32:6 Therefore let all who are faithful offer prayer to you; at a time of distress, the rush of mighty waters shall not reach them.

32:7 You are a hiding place for me; you preserve me from trouble; you surround me with glad cries of deliverance. Selah

32:8 I will instruct you and teach you the way you should go; I will counsel you with my eye upon you.

32:9 Do not be like a horse or a mule, without understanding, whose temper must be curbed with bit and bridle, else it will not stay near you.

32:10 Many are the torments of the wicked, but steadfast love surrounds those who trust in the LORD.

32:11 Be glad in the LORD and rejoice, O righteous, and shout for joy, all you upright in heart.

—–

Every Sunday during Lent my church says The Great Litany. At first it seemed kind of tedious, another thing taking up time on my Sunday morning. I didn’t really get it for a while. Why so somber? Do we really have to say this every Sunday?

Then I experienced what it’s like to be truly unburdened, to have it all laid out there. It is humbling. It is scary. It is strangely peaceful.

It happened when I finally admitted to myself that I was not okay. That I was hurting, that I had hurt other people, and that I deeply regretted my actions. The events and decisions that led up to the dissolution of my marriage were, as I’ve said before, crazy, and things happened I’m not exactly proud of. But it wasn’t until I confessed, I admitted, that the true healing could begin.

The Psalmist today gets it. There is joy in confession, in publicly (or not publicly) acknowledging that I am not perfect, I’ve done things that were wrong, I’ve let myself be led astray from the life I’m called to live. But I want to do better. And doing better starts with confessing. Holding back, holding in all that sin and guilt and shame is heavy. It will weigh you down and make you feel like you are sinking, grasping at anything that will help you bear that weight. You get so bogged down in it that you don’t realize you can let it go, because that weight is all you know and what else is there in life besides this weight?

When I finally let go of the weight of my sin, when I admitted to God what I had done (which seems silly, he already knew, but I think the power is in my acknowledgement and not in his awareness of my sins…), and that I was unhappy and that I needed help, I felt such a peace as I have not felt before or since.

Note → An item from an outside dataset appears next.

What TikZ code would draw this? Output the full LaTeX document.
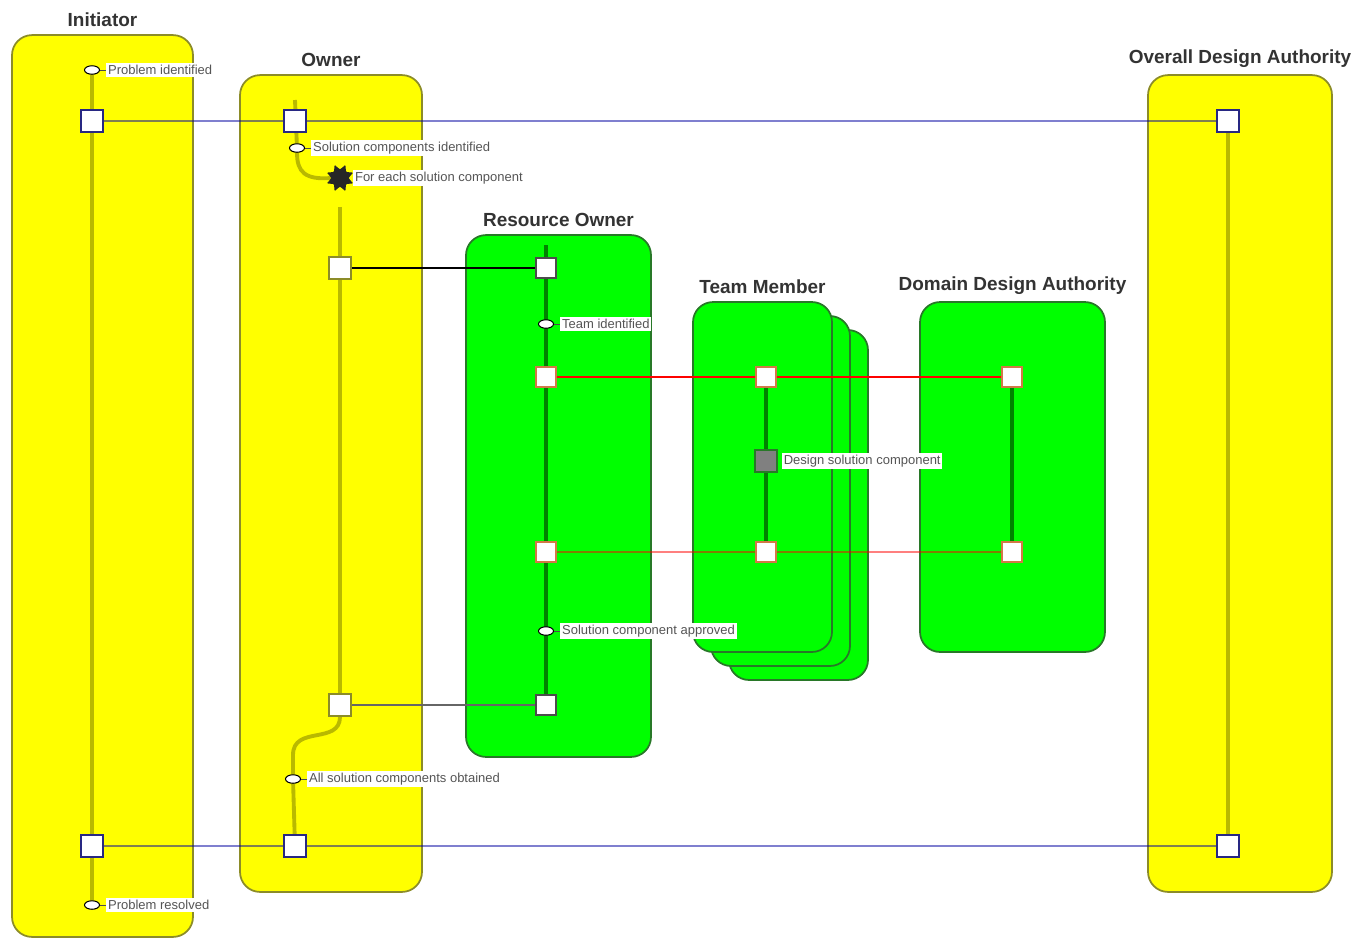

So when we kneel together on Sunday and confess our sins together I imagine everyone around me letting go of a heavy weight. God is reaching down to wipe away our sins, our hurts, the pain we have caused ourselves and others. And maybe things won’t totally be resolved; we still have to deal with the consequences of our sins, but we do so a little lighter, a little humbler, and with a lot more love and compassion.